Earlier this month, the Service Employees International Union 1199 New England filed a lawsuit against two affiliated hospitals (Yale-New Haven and Bridgeport hospitals), arguing that they have illegally denied free medical care to the poor. The union's lawsuit is similar to one filed in February 2003 by Attorney General Blumenthal that alleged that Yale-New Haven misused its free bed funds and put obstacles in the way of patients accessing them.
After the hospital debt collection law took effect in October 2003, Yale-New-Haven issued new guidelines on who qualified for them. If a patient is at 250% of poverty ($22,450 single person; $46,000 for a family of four) and has been rejected for state assistance, the hospital will automatically write off the bill, using its bed funds, which are worth about $24 million. But Yale-New Haven will not use the funds for patients with insurance who have problems because of deductibles, co-pays, or uncovered medical procedures. The hospital argues that Medicare does not allow deductibles or co-pays to be waived, while the same applies for contractual agreements with HMOs. Blumenthal disagrees with this interpretation, stating, “There is simply no logical or reasonable interpretation of the new law that would support the hospital saying…patients with insurance are ineligible to receive free-bed funds…” (“State, Yale-New Haven Differ on new Law; Dispute Escalates Over Hospital's Free-Bed Funds,” New Haven Register, November 30, 2003). This lawsuit has not yet been settled.
In the 1199 lawsuit, the union is asking a New Haven Superior Court judge to appoint an independent board to oversee all free bed funds administered by Yale-New Haven and Bridgeport hospitals and to control the hospitals' payment collection procedures.
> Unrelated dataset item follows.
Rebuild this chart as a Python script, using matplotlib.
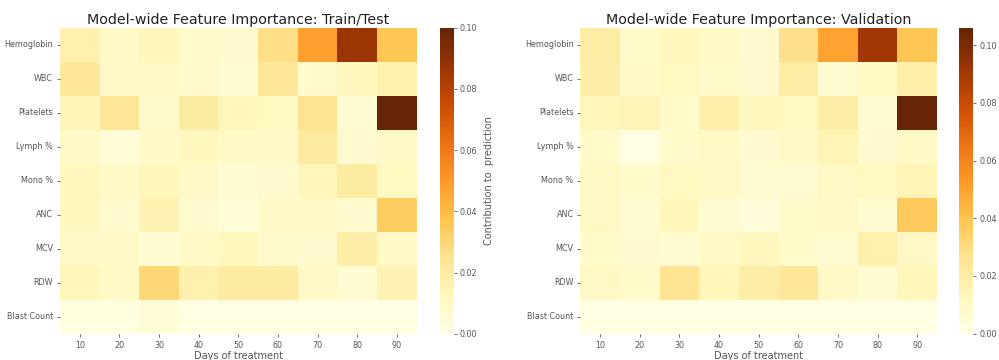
import numpy as np
import matplotlib
matplotlib.use('Agg')
from matplotlib import pyplot as plt
import seaborn as sns

features = ['Hemoglobin', 'WBC', 'Platelets', 'Lymph %', 'Mono %',
            'ANC', 'MCV', 'RDW', 'Blast Count']
days = [10, 20, 30, 40, 50, 60, 70, 80, 90]

# Train/Test importances (rows = features, cols = days)
train_test = np.array([
    [0.017, 0.009, 0.013, 0.008, 0.007, 0.027, 0.048, 0.087, 0.037],
    [0.022, 0.009, 0.010, 0.008, 0.006, 0.022, 0.008, 0.012, 0.016],
    [0.014, 0.023, 0.008, 0.020, 0.013, 0.011, 0.025, 0.006, 0.100],
    [0.009, 0.004, 0.009, 0.012, 0.010, 0.009, 0.021, 0.007, 0.009],
    [0.012, 0.010, 0.013, 0.009, 0.006, 0.007, 0.013, 0.020, 0.011],
    [0.012, 0.007, 0.015, 0.007, 0.004, 0.009, 0.010, 0.007, 0.034],
    [0.009, 0.009, 0.006, 0.010, 0.012, 0.008, 0.007, 0.019, 0.009],
    [0.013, 0.010, 0.030, 0.017, 0.020, 0.020, 0.010, 0.006, 0.015],
    [0.002, 0.002, 0.004, 0.001, 0.001, 0.001, 0.001, 0.001, 0.001],
])

# Validation importances
validation = np.array([
    [0.021, 0.009, 0.013, 0.010, 0.008, 0.028, 0.050, 0.091, 0.039],
    [0.020, 0.010, 0.012, 0.009, 0.008, 0.021, 0.007, 0.012, 0.019],
    [0.014, 0.015, 0.009, 0.019, 0.013, 0.012, 0.020, 0.007, 0.106],
    [0.009, 0.002, 0.009, 0.010, 0.008, 0.010, 0.015, 0.008, 0.010],
    [0.010, 0.009, 0.012, 0.011, 0.007, 0.007, 0.010, 0.012, 0.015],
    [0.011, 0.007, 0.014, 0.006, 0.004, 0.009, 0.010, 0.007, 0.037],
    [0.009, 0.008, 0.007, 0.010, 0.013, 0.009, 0.007, 0.018, 0.011],
    [0.011, 0.009, 0.026, 0.014, 0.020, 0.024, 0.010, 0.007, 0.014],
    [0.002, 0.001, 0.002, 0.001, 0.001, 0.001, 0.001, 0.001, 0.001],
])

tick_col = '#555555'

fig = plt.figure(figsize=(9.99, 3.6), dpi=100)

panels = [
    (train_test, 'Model-wide Feature Importance: Train/Test', 0.060, 0.440, 'Contribution to  prediction'),
    (validation, 'Model-wide Feature Importance: Validation', 0.581, 0.960, ''),
]

for data, title, x0, cx0, cbar_label in panels:
    ax  = fig.add_axes([x0, 0.073, 0.357, 0.850])
    cax = fig.add_axes([cx0, 0.073, 0.014, 0.850])
    sns.heatmap(data, ax=ax, cbar_ax=cax, cmap='YlOrBr', vmin=0,
                xticklabels=days, yticklabels=features)
    ax.set_title(title, fontsize=10.3, color='#222222', pad=3)
    ax.set_xlabel('Days of treatment', fontsize=7, color=tick_col, labelpad=1)
    ax.tick_params(axis='both', labelsize=5.8, colors=tick_col, length=2.5, width=0.6, pad=2.5)
    plt.setp(ax.get_yticklabels(), rotation=0)
    cax.set_yticks([0, 0.02, 0.04, 0.06, 0.08, 0.10])
    cax.set_yticklabels(['0.00', '0.02', '0.04', '0.06', '0.08', '0.10'])
    cax.tick_params(labelsize=5.8, colors=tick_col, length=2.5, width=0.6, pad=2)
    if cbar_label:
        cax.set_ylabel(cbar_label, fontsize=7, color=tick_col, labelpad=5)

plt.savefig('out.png', dpi=100)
The union's lawsuit was filed on behalf of eight people and class action status is being sought.
AMERICAN HOSPITAL ASSOCIATION GUIDELINES
In late 2003, the American Hospital Association (AHA) released a set of guidelines and a legal “white paper” on hospital billing and collection practices. (These materials can be found on the AHA's website at http://hospitalconnect.com.) These were issued in the face of criticism of some hospitals' practices toward low-income uninsured patients, including failure to inform people about charity care eligibility, home foreclosures, wage garnishment, and even jailing. In a separate letter to the Secretary Thompson of the U.S. Department of Health and Human Services, the AHA asked for clarification of certain Medicare regulations affecting hospital billing and collection practices.
According t the new AHA guidelines, hospitals should:
1. make public and available their charges for services;
2. review current charges to ensure that they are “reasonably related to both the cost of the service and to meeting all of the community's health care needs”;
3. provide financial counseling to patients about their hospital bills;
4. have understandable written policies to help patients determine if they qualify for public or hospital-based assistance programs;
5. ensure that all written policies for assisting low-income patients are applied consistently and share them with community health and human services agencies and other organizations that assist people in need; and
6. educate hospital staff about these policies.
The AHA guidelines on debt collection practices are not particularly detailed and call on hospitals to define the practices used by their outside collection agencies and develop written policies about when and how patient debt is advanced for collection.